Mechanico-sketch done on train, stolen from the background of a photo from Spain by Therése.
And here’s another one I did earlier of Christ at the Renaissance Nudes exhibition at the Royal Academy.
This one is called ‘Another Bloody Nude’. Another Theft from the RA exhibition is the alternative title.
Wednesday 22, London
Some of the Don McPhee pictures from the late 1990s (Box 22) I catalogued at the Guardian Archive today were titled: ‘Euro launched in Rotherham’, ‘Peat bogs in Yorkshire’, ‘Euthanasia conference in Telford’ and ‘Cliff Richard lookalikes’.
Thursday 23, London
‘By the time she was prepared to speak the language of compromise her capacity to deliver it had shrivelled to nothing.’
Guardian editorial on Theresa May’s failure at Brexit
Later:
The William Eggleston picture I was supposed to talk about at Tate Modern today had been replaced, so I had to wing it. I survived with my dignity intact.
Friday 24 , London
Simon Jenkins on the Euro elections, the Guardian
‘These elections are not for a government. They are an answer to a stupid question, asked incessantly by Nigel Farage: do you approve of how the big parties have handled Brexit? It would take a strong stomach for anyone to go to the polling station and put a cross against that.’
Saturday 25, Brighton
For some reason I’m prompted to recall the names of two former local councillors, Jason Kitkat and Nimrod Ping.
Monday 27, London
An email to Connie, who works in the Submit to Love art studio at Headway East London. She asked me if I had any input on a group painting on the theme of ‘God Is…’ that’s in progress at the moment.
Hi Connie
Just had a look at that picture and if you can flog an image of a woman with a massive set of male genitals up her long, floaty skirt as ‘God Is…’ you are a bloody genius.

Later:
I just found this sketch hiding in my Autodesk (a phone app) gallery.
Tuesday 28, London
To the Barbican cinema to see the Elton John biopic Rocketman.
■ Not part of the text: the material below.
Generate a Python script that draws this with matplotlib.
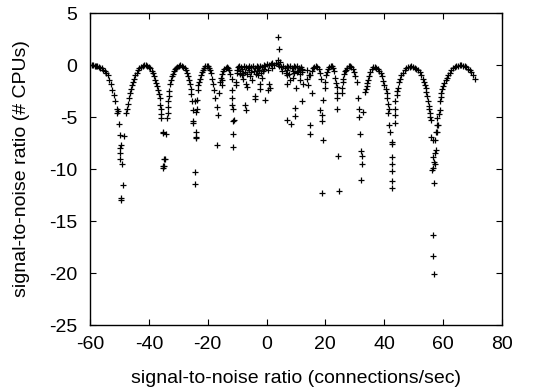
import matplotlib
matplotlib.use("Agg")
import matplotlib.pyplot as plt

plt.rcParams['font.family'] = ['Liberation Sans', 'DejaVu Sans']
plt.rcParams['axes.unicode_minus'] = False

# Smooth lobe points (x, y)
lobe_x = [
    -60, -59.5, -59, -58.5, -58, -57.5, -57, -56.5, -56, -55.5, -55, -54.5, -54, -53.5, -53, -52.5, -52, -51.5, -51, -50.8, -50.6,
    -47.7, -47.3, -47.1, -46.9, -46.5, -46.2, -45.8, -45.4, -45.0, -44.6, -44.2, -43.7, -43.2, -42.6, -42.0, -41.5, -41.0, -40.5,
    -40.0, -39.5, -39.0, -38.6, -38.2, -37.8, -37.5, -37.2, -36.9, -36.6, -36.3, -36.1, -36.0, -35.8, -35.8,
    -33.7, -33.6, -33.5, -33.4, -33.3, -33.1, -32.8, -32.5, -32.2, -31.9, -31.5, -31.1, -30.7, -30.3, -29.8, -29.4, -28.9,
    -28.3, -27.8, -27.4, -27.0, -26.6, -26.3, -26.0, -25.8, -25.6, -25.5,
    -22.8, -22.6, -22.3, -22.0, -21.6, -21.2, -20.8, -20.4, -20.0, -19.6, -19.2, -18.8, -18.4, -18.1, -17.8,
    -15.8, -15.5, -15.1, -14.7, -14.3, -13.9, -13.5, -13.1, -12.7, -12.3, -11.9,
    14.8, 15.3, 15.8, 16.3, 16.8, 17.3, 17.8, 18.2, 18.5,
    20.6, 21.0, 21.4, 21.8, 22.2, 22.6, 23.0, 23.4, 23.7,
    25.9, 26.4, 26.9, 27.4, 27.9, 28.3, 28.8, 29.3, 29.8, 30.2, 30.6,
    33.4, 33.7, 34.0, 34.3, 34.6, 34.9, 35.3, 35.8, 36.3, 36.8, 37.3, 37.8, 38.3, 38.8, 39.3, 39.7, 40.1, 40.5, 40.8, 41.1, 41.4, 41.5,
    43.6, 43.6, 43.6, 43.7, 44.2, 44.5, 44.8, 45.1, 45.5, 45.9, 46.4, 47.0, 47.5, 48.1, 48.7, 49.2, 49.8, 50.4, 51.0, 51.5, 52.1,
    52.6, 53.2, 53.5, 53.8, 54.1, 54.4, 54.7, 54.9, 55.1, 55.3, 55.5, 55.5, 56.1,
    58.0, 58.0, 58.0, 58.5, 58.9, 58.9, 59.2, 59.5, 59.8, 60.0, 60.5, 60.9, 61.3, 61.7, 62.3, 62.9, 63.5, 64.0, 64.6, 65.2, 65.8,
    66.3, 66.9, 67.5, 68.0, 68.6, 69.1, 69.7, 70.2, 70.8,
]
lobe_y = [
    0, 0, -0.02, -0.05, -0.08, -0.12, -0.18, -0.25, -0.33, -0.45, -0.6, -0.8, -1.0, -1.4, -1.8, -2.4, -2.9, -3.5, -4.2, -4.6, -4.4,
    -4.6, -4.2, -3.7, -3.2, -2.7, -2.3, -1.9, -1.6, -1.3, -1.0, -0.75, -0.5, -0.3, -0.15, -0.07, -0.03, -0.03, -0.08,
    -0.18, -0.3, -0.55, -0.8, -1.1, -1.4, -1.7, -2.0, -2.4, -2.8, -3.2, -3.8, -4.2, -4.7, -5.1,
    -5.1, -4.6, -4.0, -3.5, -3.0, -2.5, -1.8, -1.4, -1.1, -0.85, -0.6, -0.4, -0.25, -0.15, -0.05, 0.0, -0.05,
    -0.15, -0.3, -0.5, -0.8, -1.1, -1.4, -1.8, -2.3, -2.8, -3.5,
    -1.6, -1.3, -1.0, -0.7, -0.45, -0.25, -0.12, -0.1, -0.12, -0.25, -0.45, -0.8, -1.3, -1.8, -2.4,
    -1.6, -1.2, -0.85, -0.55, -0.35, -0.25, -0.2, -0.3, -0.5, -0.85, -1.3,
    -1.0, -0.6, -0.3, -0.15, -0.1, -0.15, -0.4, -0.8, -1.3,
    -0.7, -0.35, -0.15, -0.08, -0.1, -0.3, -0.6, -1.2, -1.7,
    -1.6, -0.9, -0.5, -0.25, -0.12, -0.1, -0.15, -0.35, -0.7, -1.1, -1.6,
    -2.6, -2.3, -2.0, -1.7, -1.4, -1.05, -0.7, -0.35, -0.15, -0.15, -0.25, -0.4, -0.55, -0.8, -1.1, -1.5, -1.9, -2.3, -2.7, -3.2, -3.7, -4.2,
    -5.6, -4.8, -4.2, -3.5, -2.9, -2.5, -2.2, -1.6, -1.3, -1.0, -0.75, -0.5, -0.3, -0.2, -0.15, -0.12, -0.18, -0.25, -0.4, -0.5, -0.65,
    -0.95, -1.3, -1.6, -1.9, -2.2, -2.6, -3.0, -3.5, -3.9, -4.2, -4.6, -5.0, -5.3,
    -6.4, -5.8, -5.1, -4.7, -4.3, -3.5, -3.1, -2.7, -2.3, -2.0, -1.7, -1.4, -1.2, -1.0, -0.75, -0.5, -0.3, -0.2, -0.1, -0.05, 0.0,
    0.0, -0.05, -0.12, -0.2, -0.35, -0.5, -0.7, -1.0, -1.3,
]

# Scattered points in and around the nulls
null_x = [
    -50.3, -49.9, -48.5, -49.8, -49.7, -49.7, -49.1, -48.9, -49.4, -49.4, -49.6,
    -35.1, -35.1, -34.5, -35.1, -35.1, -34.9, -34.9, -34.2,
    -24.9, -24.0, -24.9, -24.9, -24.0, -24.0, -24.0, -24.3, -24.3, -23.2, -23.2, -23.5, -23.5, -24.3,
    -17.5, -17.0, -16.4, -16.1, -17.0,
    -15.3, -15.3, -11.9, -11.9, -11.9, -11.3, -11.3, -11.3, -11.3, -11.1,
    13.6, 13.6, 14.2, 15.3, 14.4, 11.9,
    14.7, 14.7, 18.7, 18.7, 19.1, 19.3, 19.8, 19.8, 20.2, 18.7, 18.1,
    23.8, 23.8, 23.8, 24.0, 24.4, 24.7,
    25.5, 25.5, 26.1, 26.6,
    31.2, 31.5, 31.5, 32.9, 31.7, 32.1, 32.3, 32.3, 32.1,
    41.9, 42.5, 42.8, 42.5, 42.8, 42.8, 42.5, 42.5, 41.4, 41.6,
    56.6, 56.6, 56.6, 56.9, 56.6, 56.6, 56.9, 56.1, 57.2, 57.2, 56.9, 56.4, 57.8, 58.3, 57.6, 57.2,
]
null_y = [
    -5.7, -6.7, -6.8, -8.0, -8.5, -9.0, -9.5, -11.5, -12.8, -13.0, -7.7,
    -6.4, -6.5, -9.0, -9.7, -9.9, -9.0, -9.7, -6.6,
    -4.3, -4.5, -5.4, -5.6, -6.4, -6.9, -7.0, -10.3, -11.4, -1.9, -2.4, -3.4, -4.2, -3.5,
    -3.2, -4.0, -4.8, -2.7, -7.7,
    -1.4, -1.9, -2.4, -3.2, -3.8, -5.4, -6.6, -7.9, -4.2, -5.3,
    -0.5, -1.3, -1.9, -2.7, -1.0, -0.5,
    -5.8, -6.6, -4.8, -5.4, -7.2, -3.4, -2.2, -1.6, -1.0, -12.3, -4.3,
    -2.1, -2.7, -3.2, -4.2, -8.7, -12.1,
    -2.2, -2.7, -1.3, -0.6,
    -3.2, -4.2, -5.0, -4.5, -6.6, -8.3, -8.7, -9.5, -11.1,
    -6.4, -7.4, -7.6, -8.8, -9.5, -10.2, -11.2, -11.8, -4.6, -5.8,
    -7.2, -8.8, -9.9, -11.3, -16.3, -18.4, -20.1, -6.9, -7.2, -8.5, -9.3, -10.1, -6.4, -5.8, -8.2, -9.5,
]

# Central cluster
center_x = [
    -10.2, -9.7, -9.3, -8.8, -8.2, -7.6, -7.0, -6.4, -5.8, -5.2, -4.6, -4.0, -3.4, -2.8, -2.2, -1.6, -1.0, -0.4,
    0.2, 0.8, 1.4, 2.0, 2.6, 3.2, 3.8, 4.4, 5.0, 5.6, 6.2, 6.8, 7.4, 8.0, 8.6, 9.2, 9.8, 10.4, 11.0, 11.6, 12.2,
    -9.9, -9.0, -8.5, -7.3, -6.6, -6.0, -5.4, -4.3, -3.7, -3.1, -2.5, -1.9, -1.3, -0.7, 0.5, 1.7,
    5.3, 6.5, 7.1, 7.7, 8.9, 9.5, 10.7, 11.3, 11.9,
    -10.4, -10.4, -7.9, -7.9, -7.0, -6.8, -7.3, -7.0, -3.9, -3.9, -2.2, -2.2, -0.5, 0.6, 1.2, 0.9,
    -5.6, -5.0, -1.6, -2.9, -9.0,
    4.0, 4.3, 4.0, 4.6,
    6.8, 6.8, 7.9, 10.0, 11.3, 11.9, 9.6, 9.6, 7.0, 8.2, 12.5, 10.3, 9.0,
]
center_y = [
    -0.5, -0.2, -0.1, -0.2, -0.4, -0.1, -0.15, -0.3, -0.1, -0.2, -0.05, -0.3, -0.1, -0.15, -0.05, -0.2, 0.0, -0.1,
    0.1, 0.05, 0.1, 0.15, 0.05, 0.2, 0.1, -0.1, -0.2, -0.1, -0.3, -0.1, -0.2, -0.05, -0.3, -0.1, -0.2, -0.1, -0.3, -0.15, -0.4,
    -0.8, -0.6, -1.0, -0.7, -0.9, -0.5, -0.7, -0.6, -0.9, -0.6, -0.5, -0.8, -0.6, -0.4, -0.5, -0.3,
    -0.6, -0.8, -0.5, -0.9, -0.6, -0.8, -0.6, -0.9, -0.7,
    -1.6, -1.9, -0.8, -1.3, -1.8, -2.1, -3.8, -4.3, -3.0, -3.3, -1.8, -2.3, -3.4, -2.4, -2.2, -1.8,
    -1.1, -1.4, -1.25, -1.0, -0.9,
    2.7, 1.5, 0.5, 0.3,
    -1.8, -1.0, -1.4, -2.2, -1.4, -3.5, -4.1, -4.9, -5.3, -5.7, -1.8, -0.7, -1.25,
]

x_ticks = [-60, -40, -20, 0, 20, 40, 60, 80]
y_ticks = [5, 0, -5, -10, -15, -20, -25]

fig = plt.figure(figsize=(5.46, 3.89), dpi=100)
ax = fig.add_axes([0.165, 0.1645, 0.754, 0.802])

for xs, ys in [(lobe_x, lobe_y), (null_x, null_y), (center_x, center_y)]:
    ax.plot(xs, ys, linestyle='none', marker='+', color='black',
            markersize=5, markeredgewidth=0.9)

ax.set_xlim(-60, 80)
ax.set_ylim(-25, 5)
ax.set_xticks(x_ticks)
ax.set_yticks(y_ticks)
ax.tick_params(direction='in', length=4.5, width=0.8, top=True, right=True,
               labelsize=14)
ax.tick_params(axis='x', pad=8)
ax.tick_params(axis='y', pad=9)
for s in ax.spines.values():
    s.set_linewidth(1.0)
ax.set_xlabel('signal-to-noise ratio (connections/sec)', fontsize=14, labelpad=12)
ax.set_ylabel('signal-to-noise ratio (# CPUs)', fontsize=14, labelpad=14)

fig.savefig('out.png', dpi=100)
It’s a bit corny in places, and it’s always squirmy when actors sitting at the kitchen table suddenly break into song. Many of the songs carried a poignant narrative thread. ‘Tiny Dancer’ was a standout for me. It made me like the Bernie Taupin character even more, as I never knew it was inspired by a fling he was having at the time with a beach beauty, or so the film tells us.
Wednesday 29, London
My latest City Matters column. I was disappointed to not be on a page with the puzzles, but happy to see Chris’s ‘Venus’ picture used so big.
Friday 31, Brighton
A thought: I can find something to like in most things.